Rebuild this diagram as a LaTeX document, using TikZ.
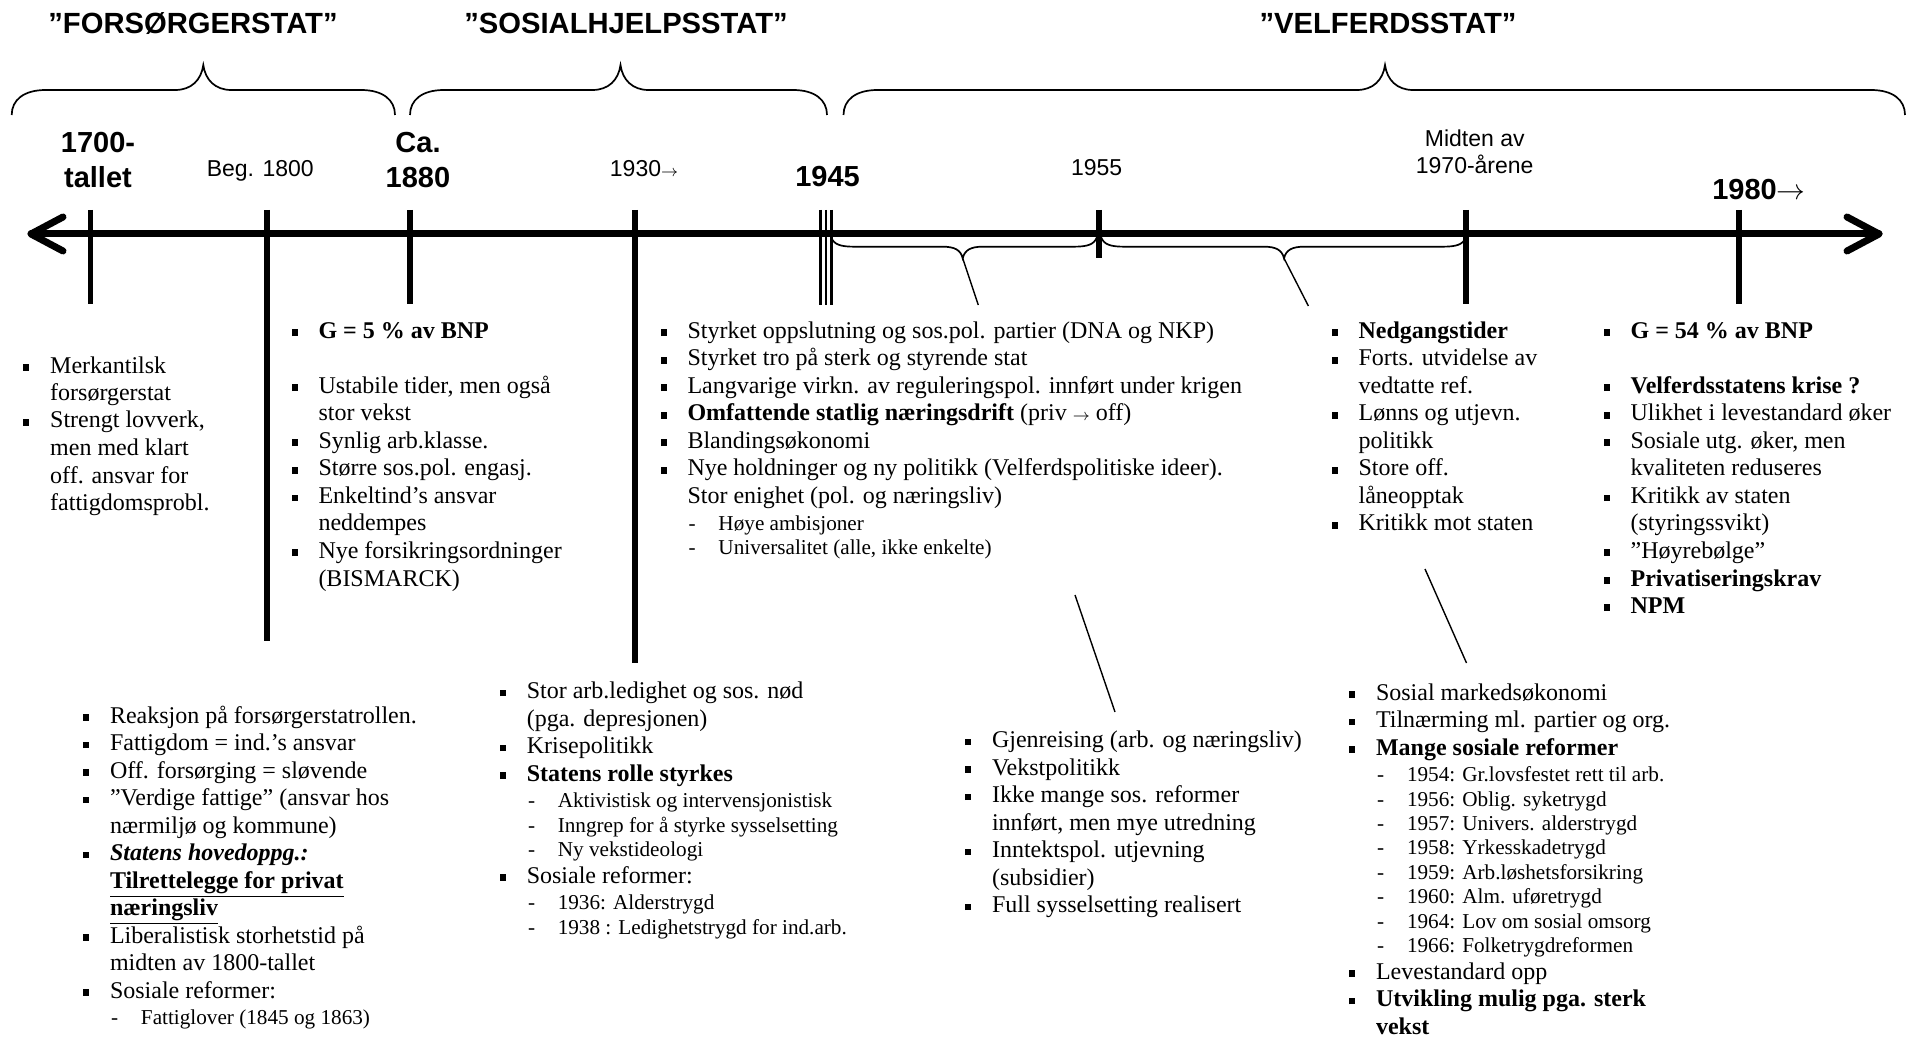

- - - - -

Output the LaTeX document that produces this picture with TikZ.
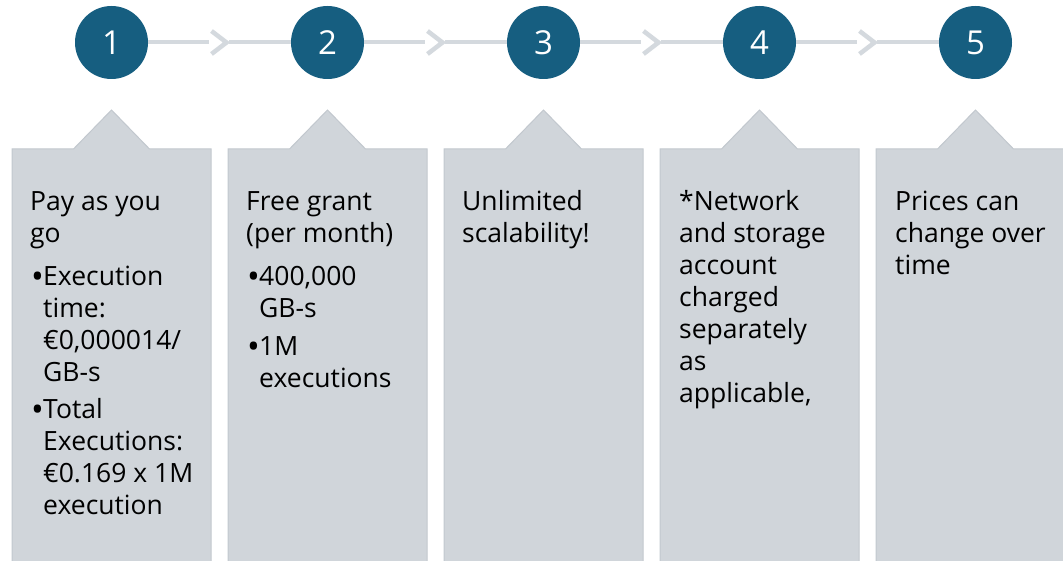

- - - - -

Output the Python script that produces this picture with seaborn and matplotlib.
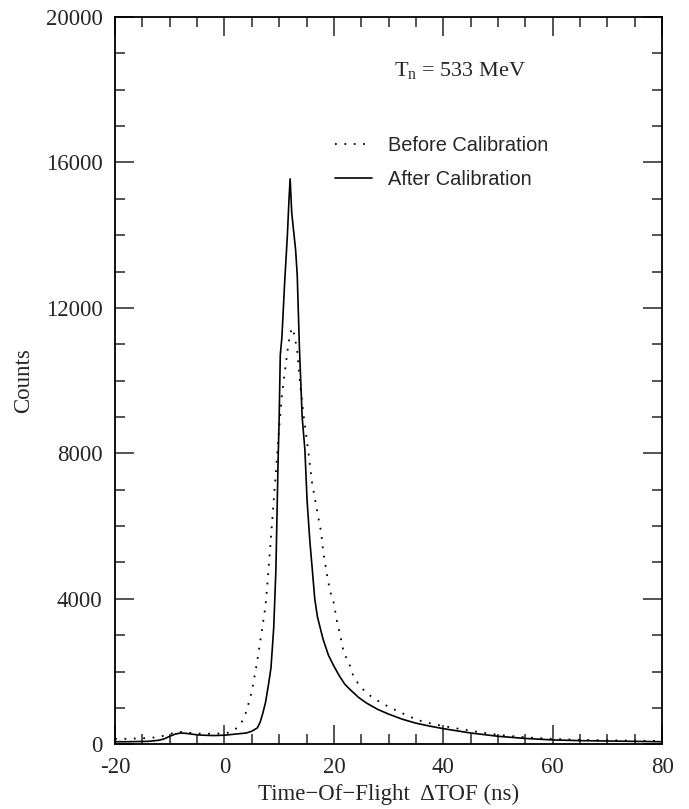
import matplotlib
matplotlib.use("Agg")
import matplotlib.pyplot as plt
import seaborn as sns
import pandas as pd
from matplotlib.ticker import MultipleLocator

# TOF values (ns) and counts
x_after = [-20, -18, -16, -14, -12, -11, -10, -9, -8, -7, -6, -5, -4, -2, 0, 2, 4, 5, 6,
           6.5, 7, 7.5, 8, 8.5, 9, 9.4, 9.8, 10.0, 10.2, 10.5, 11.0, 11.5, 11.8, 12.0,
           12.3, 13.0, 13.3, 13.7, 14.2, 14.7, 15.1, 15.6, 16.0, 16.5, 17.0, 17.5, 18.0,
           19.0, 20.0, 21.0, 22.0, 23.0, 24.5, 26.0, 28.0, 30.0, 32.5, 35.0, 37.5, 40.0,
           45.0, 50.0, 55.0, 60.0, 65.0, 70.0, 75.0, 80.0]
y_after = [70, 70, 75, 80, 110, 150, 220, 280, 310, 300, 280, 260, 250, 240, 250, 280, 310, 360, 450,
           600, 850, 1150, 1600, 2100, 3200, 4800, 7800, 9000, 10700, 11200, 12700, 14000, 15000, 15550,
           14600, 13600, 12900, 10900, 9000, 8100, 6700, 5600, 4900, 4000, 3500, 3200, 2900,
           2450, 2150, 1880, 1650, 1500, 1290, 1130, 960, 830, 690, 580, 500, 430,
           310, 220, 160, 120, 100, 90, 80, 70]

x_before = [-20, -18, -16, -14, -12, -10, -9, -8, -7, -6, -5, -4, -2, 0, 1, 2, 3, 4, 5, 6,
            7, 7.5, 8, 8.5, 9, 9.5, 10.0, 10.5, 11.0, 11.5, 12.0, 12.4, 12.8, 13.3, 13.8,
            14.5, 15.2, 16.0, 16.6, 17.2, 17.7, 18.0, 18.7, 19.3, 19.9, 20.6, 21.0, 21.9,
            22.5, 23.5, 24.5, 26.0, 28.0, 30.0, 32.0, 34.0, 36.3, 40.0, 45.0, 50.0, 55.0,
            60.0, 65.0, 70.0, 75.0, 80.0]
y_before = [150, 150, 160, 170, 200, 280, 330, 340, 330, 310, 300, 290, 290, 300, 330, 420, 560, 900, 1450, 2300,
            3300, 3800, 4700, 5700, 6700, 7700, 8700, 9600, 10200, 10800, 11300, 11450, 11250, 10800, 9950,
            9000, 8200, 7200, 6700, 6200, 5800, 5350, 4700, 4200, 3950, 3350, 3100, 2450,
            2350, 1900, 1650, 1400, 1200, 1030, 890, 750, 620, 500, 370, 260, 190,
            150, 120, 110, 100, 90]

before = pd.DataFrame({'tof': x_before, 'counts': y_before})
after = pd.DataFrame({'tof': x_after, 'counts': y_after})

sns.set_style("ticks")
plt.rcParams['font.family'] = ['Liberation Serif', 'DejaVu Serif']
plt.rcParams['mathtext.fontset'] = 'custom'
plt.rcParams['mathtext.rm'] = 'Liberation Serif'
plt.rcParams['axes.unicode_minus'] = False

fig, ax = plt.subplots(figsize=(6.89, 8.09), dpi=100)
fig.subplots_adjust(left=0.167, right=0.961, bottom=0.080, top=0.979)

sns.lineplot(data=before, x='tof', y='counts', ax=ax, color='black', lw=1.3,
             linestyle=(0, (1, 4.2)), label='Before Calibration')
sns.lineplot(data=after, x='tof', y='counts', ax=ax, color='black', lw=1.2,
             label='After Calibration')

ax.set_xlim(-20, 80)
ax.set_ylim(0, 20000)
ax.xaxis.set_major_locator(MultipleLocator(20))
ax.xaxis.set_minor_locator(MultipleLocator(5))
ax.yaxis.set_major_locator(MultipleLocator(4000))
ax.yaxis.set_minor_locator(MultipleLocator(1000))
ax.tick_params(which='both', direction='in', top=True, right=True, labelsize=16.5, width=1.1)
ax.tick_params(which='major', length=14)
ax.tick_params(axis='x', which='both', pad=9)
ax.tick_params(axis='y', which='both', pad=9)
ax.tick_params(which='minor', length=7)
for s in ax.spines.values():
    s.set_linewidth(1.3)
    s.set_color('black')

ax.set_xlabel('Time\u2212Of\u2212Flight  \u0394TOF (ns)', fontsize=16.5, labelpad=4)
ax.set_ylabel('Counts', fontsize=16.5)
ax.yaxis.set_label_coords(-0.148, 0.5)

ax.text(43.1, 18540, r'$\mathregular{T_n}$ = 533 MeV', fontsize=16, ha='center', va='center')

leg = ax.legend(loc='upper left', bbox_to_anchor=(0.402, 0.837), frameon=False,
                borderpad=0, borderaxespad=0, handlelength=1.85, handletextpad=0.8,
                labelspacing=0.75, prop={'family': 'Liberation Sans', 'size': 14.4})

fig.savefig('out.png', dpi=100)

- - - - -

■ Given problem
Pull out every line holding "matplotlib" from the records above, and copy it.

■ Correct result
Output the Python script that produces this picture with seaborn and matplotlib.
import matplotlib
matplotlib.use("Agg")
import matplotlib.pyplot as plt
from matplotlib.ticker import MultipleLocator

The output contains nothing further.